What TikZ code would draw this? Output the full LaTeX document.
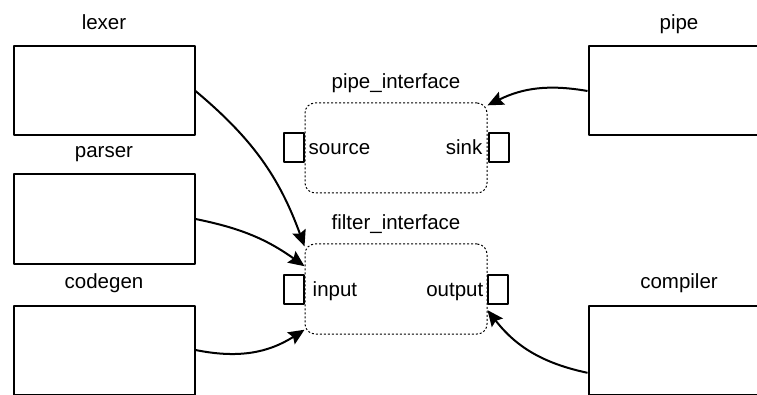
\documentclass[tikz,border=0pt]{standalone}
\usepackage{fontspec}
\setmainfont{Liberation Sans}
\usetikzlibrary{arrows.meta}

\begin{document}
\begin{tikzpicture}[>={Stealth[length=16pt,width=14pt,inset=2.5pt]}, line join=round, x=1pt, y=-1pt,
        font=\fontsize{20.5}{24}\selectfont,
        comp/.style={draw, line width=2pt, minimum width=181pt, minimum height=89pt},
        clabel/.style={anchor=base, yshift=16pt},
        iface/.style={draw, dash pattern=on 2pt off 2pt, line width=1pt, rounded corners=10pt,
            minimum width=182pt, minimum height=90pt},
        ilabel/.style={anchor=base, yshift=14pt},
        port/.style={draw, line width=2pt, minimum width=20pt, minimum height=29pt, inner sep=0pt},
        ptext/.style={inner sep=0pt},
        flow/.style={->, line width=2pt}]
        \useasboundingbox (0,0) rectangle (757,395);
        \def\xl{104} \def\xr{679} \def\xm{396}
        % components
        \node[comp, label={[clabel]above:lexer}] (lexer) at (\xl,91) {};
        \node[comp, label={[clabel]above:parser}] (parser) at (\xl,219) {};
        \node[comp, label={[clabel]above:codegen}] (codegen) at (\xl,350) {};
        \node[comp, label={[clabel]above:pipe}] (pipe) at (\xr,91) {};
        \node[comp, label={[clabel]above:compiler}] (compiler) at (\xr,350) {};
        % interfaces
        \node[iface, label={[ilabel]above:pipe\_interface}] (pi) at (\xm,148) {};
        \node[iface, label={[ilabel]above:filter\_interface}] (fi) at (\xm,289) {};
        \node[port] (source) at (pi.west) [xshift=-11pt] {};
        \node[port] (sink) at (pi.east) [xshift=11pt] {};
        \node[port] (input) at (fi.west) [xshift=-11pt] {};
        \node[port] (output) at (fi.east) [xshift=10pt] {};
        \node[ptext, anchor=base west] (sourcetxt) at ([shift={(4,7)}]source.east) {source};
        \node[ptext, anchor=base east] (sinktxt) at ([shift={(-5,7)}]sink.west) {sink};
        \node[ptext, anchor=base west] (inputtxt) at ([shift={(8,7)}]input.east) {input};
        \node[ptext, anchor=base east] (outputtxt) at ([shift={(-3,7)}]output.west) {output};
        % connectors
        \draw[flow] (lexer.east) to[bend left=15] (fi.155);
        \draw[flow] (parser.east) to[bend left=12] (fi.166);
        \draw[flow] (codegen.east) to[bend right=22] (fi.204);
        \draw[flow] (pipe.west) to[bend right=18] (pi.25);
        \draw[flow] (compiler.194) to[bend left=20] (fi.-13);
    \end{tikzpicture}
\end{document}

=-=-=-=-=

Give back the whole listing as it stands, minus its pictures.

What TikZ code would draw this? Output the full LaTeX document.
\documentclass[tikz,border=0pt]{standalone}
\usepackage{fontspec}
\setmainfont{Liberation Sans}
\usetikzlibrary{arrows.meta}

\begin{document}
\begin{tikzpicture}[>={Stealth[length=16pt,width=14pt,inset=2.5pt]}, line join=round, x=1pt, y=-1pt,
        font=\fontsize{20.5}{24}\selectfont,
        comp/.style={draw, line width=2pt, minimum width=181pt, minimum height=89pt},
        clabel/.style={anchor=base, yshift=16pt},
        iface/.style={draw, dash pattern=on 2pt off 2pt, line width=1pt, rounded corners=10pt,
            minimum width=182pt, minimum height=90pt},
        ilabel/.style={anchor=base, yshift=14pt},
        port/.style={draw, line width=2pt, minimum width=20pt, minimum height=29pt, inner sep=0pt},
        ptext/.style={inner sep=0pt},
        flow/.style={->, line width=2pt}]
        \useasboundingbox (0,0) rectangle (757,395);
        \def\xl{104} \def\xr{679} \def\xm{396}
        % components
        \node[comp, label={[clabel]above:lexer}] (lexer) at (\xl,91) {};
        \node[comp, label={[clabel]above:parser}] (parser) at (\xl,219) {};
        \node[comp, label={[clabel]above:codegen}] (codegen) at (\xl,350) {};
        \node[comp, label={[clabel]above:pipe}] (pipe) at (\xr,91) {};
        \node[comp, label={[clabel]above:compiler}] (compiler) at (\xr,350) {};
        % interfaces
        \node[iface, label={[ilabel]above:pipe\_interface}] (pi) at (\xm,148) {};
        \node[iface, label={[ilabel]above:filter\_interface}] (fi) at (\xm,289) {};
        \node[port] (source) at (pi.west) [xshift=-11pt] {};
        \node[port] (sink) at (pi.east) [xshift=11pt] {};
        \node[port] (input) at (fi.west) [xshift=-11pt] {};
        \node[port] (output) at (fi.east) [xshift=10pt] {};
        \node[ptext, anchor=base west] (sourcetxt) at ([shift={(4,7)}]source.east) {source};
        \node[ptext, anchor=base east] (sinktxt) at ([shift={(-5,7)}]sink.west) {sink};
        \node[ptext, anchor=base west] (inputtxt) at ([shift={(8,7)}]input.east) {input};
        \node[ptext, anchor=base east] (outputtxt) at ([shift={(-3,7)}]output.west) {output};
        % connectors
        \draw[flow] (lexer.east) to[bend left=15] (fi.155);
        \draw[flow] (parser.east) to[bend left=12] (fi.166);
        \draw[flow] (codegen.east) to[bend right=22] (fi.204);
        \draw[flow] (pipe.west) to[bend right=18] (pi.25);
        \draw[flow] (compiler.194) to[bend left=20] (fi.-13);
    \end{tikzpicture}
\end{document}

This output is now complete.